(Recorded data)
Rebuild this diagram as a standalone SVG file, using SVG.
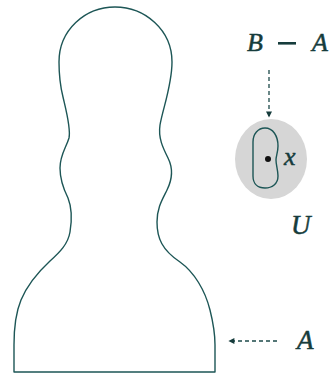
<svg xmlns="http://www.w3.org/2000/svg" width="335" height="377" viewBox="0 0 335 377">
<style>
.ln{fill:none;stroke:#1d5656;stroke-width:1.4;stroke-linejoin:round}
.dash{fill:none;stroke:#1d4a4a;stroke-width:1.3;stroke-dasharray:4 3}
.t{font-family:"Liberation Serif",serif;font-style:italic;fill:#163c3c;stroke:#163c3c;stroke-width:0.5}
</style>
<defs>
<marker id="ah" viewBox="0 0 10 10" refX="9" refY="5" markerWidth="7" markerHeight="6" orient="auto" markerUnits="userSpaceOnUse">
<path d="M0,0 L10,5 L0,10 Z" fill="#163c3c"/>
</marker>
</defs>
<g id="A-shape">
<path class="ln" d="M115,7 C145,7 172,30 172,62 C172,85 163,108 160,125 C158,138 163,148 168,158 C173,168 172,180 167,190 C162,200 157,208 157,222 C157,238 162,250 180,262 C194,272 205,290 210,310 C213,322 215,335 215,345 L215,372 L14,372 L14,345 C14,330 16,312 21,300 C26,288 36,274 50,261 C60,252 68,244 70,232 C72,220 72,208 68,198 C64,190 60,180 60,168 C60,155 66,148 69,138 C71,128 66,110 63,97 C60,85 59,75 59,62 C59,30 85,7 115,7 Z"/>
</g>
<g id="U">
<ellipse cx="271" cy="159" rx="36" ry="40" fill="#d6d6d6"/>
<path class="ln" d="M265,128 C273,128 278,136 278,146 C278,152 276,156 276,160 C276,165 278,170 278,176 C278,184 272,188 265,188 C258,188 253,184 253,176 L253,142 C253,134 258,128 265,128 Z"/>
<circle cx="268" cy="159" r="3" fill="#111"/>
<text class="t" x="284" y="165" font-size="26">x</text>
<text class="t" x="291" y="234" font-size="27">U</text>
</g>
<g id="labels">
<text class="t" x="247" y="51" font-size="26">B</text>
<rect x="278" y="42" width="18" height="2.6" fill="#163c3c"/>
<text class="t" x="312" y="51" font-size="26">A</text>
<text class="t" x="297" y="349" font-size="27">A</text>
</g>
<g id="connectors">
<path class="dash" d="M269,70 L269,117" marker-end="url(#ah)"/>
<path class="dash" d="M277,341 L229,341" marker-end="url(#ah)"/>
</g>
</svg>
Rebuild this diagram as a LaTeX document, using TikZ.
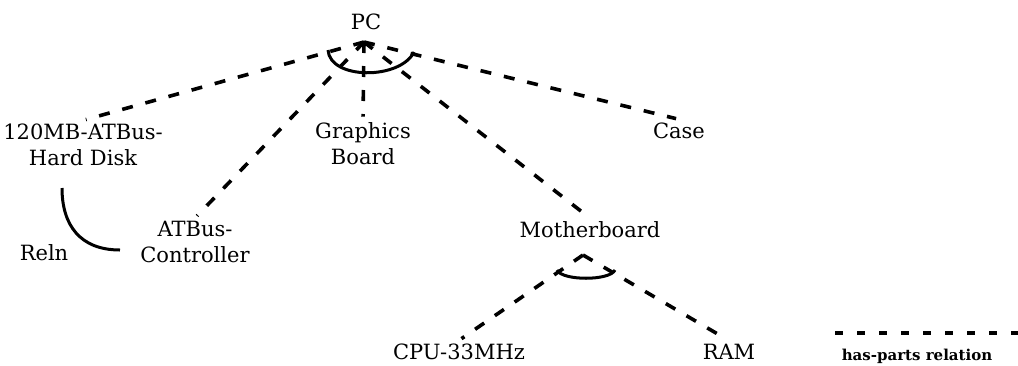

What to do. Write out all the entries again, word for word, and print no images.

Problem solution.
Rebuild this diagram as a standalone SVG file, using SVG.
<svg xmlns="http://www.w3.org/2000/svg" width="335" height="377" viewBox="0 0 335 377">
<style>
.ln{fill:none;stroke:#1d5656;stroke-width:1.4;stroke-linejoin:round}
.dash{fill:none;stroke:#1d4a4a;stroke-width:1.3;stroke-dasharray:4 3}
.t{font-family:"Liberation Serif",serif;font-style:italic;fill:#163c3c;stroke:#163c3c;stroke-width:0.5}
</style>
<defs>
<marker id="ah" viewBox="0 0 10 10" refX="9" refY="5" markerWidth="7" markerHeight="6" orient="auto" markerUnits="userSpaceOnUse">
<path d="M0,0 L10,5 L0,10 Z" fill="#163c3c"/>
</marker>
</defs>
<g id="A-shape">
<path class="ln" d="M115,7 C145,7 172,30 172,62 C172,85 163,108 160,125 C158,138 163,148 168,158 C173,168 172,180 167,190 C162,200 157,208 157,222 C157,238 162,250 180,262 C194,272 205,290 210,310 C213,322 215,335 215,345 L215,372 L14,372 L14,345 C14,330 16,312 21,300 C26,288 36,274 50,261 C60,252 68,244 70,232 C72,220 72,208 68,198 C64,190 60,180 60,168 C60,155 66,148 69,138 C71,128 66,110 63,97 C60,85 59,75 59,62 C59,30 85,7 115,7 Z"/>
</g>
<g id="U">
<ellipse cx="271" cy="159" rx="36" ry="40" fill="#d6d6d6"/>
<path class="ln" d="M265,128 C273,128 278,136 278,146 C278,152 276,156 276,160 C276,165 278,170 278,176 C278,184 272,188 265,188 C258,188 253,184 253,176 L253,142 C253,134 258,128 265,128 Z"/>
<circle cx="268" cy="159" r="3" fill="#111"/>
<text class="t" x="284" y="165" font-size="26">x</text>
<text class="t" x="291" y="234" font-size="27">U</text>
</g>
<g id="labels">
<text class="t" x="247" y="51" font-size="26">B</text>
<rect x="278" y="42" width="18" height="2.6" fill="#163c3c"/>
<text class="t" x="312" y="51" font-size="26">A</text>
<text class="t" x="297" y="349" font-size="27">A</text>
</g>
<g id="connectors">
<path class="dash" d="M269,70 L269,117" marker-end="url(#ah)"/>
<path class="dash" d="M277,341 L229,341" marker-end="url(#ah)"/>
</g>
</svg>
Rebuild this diagram as a LaTeX document, using TikZ.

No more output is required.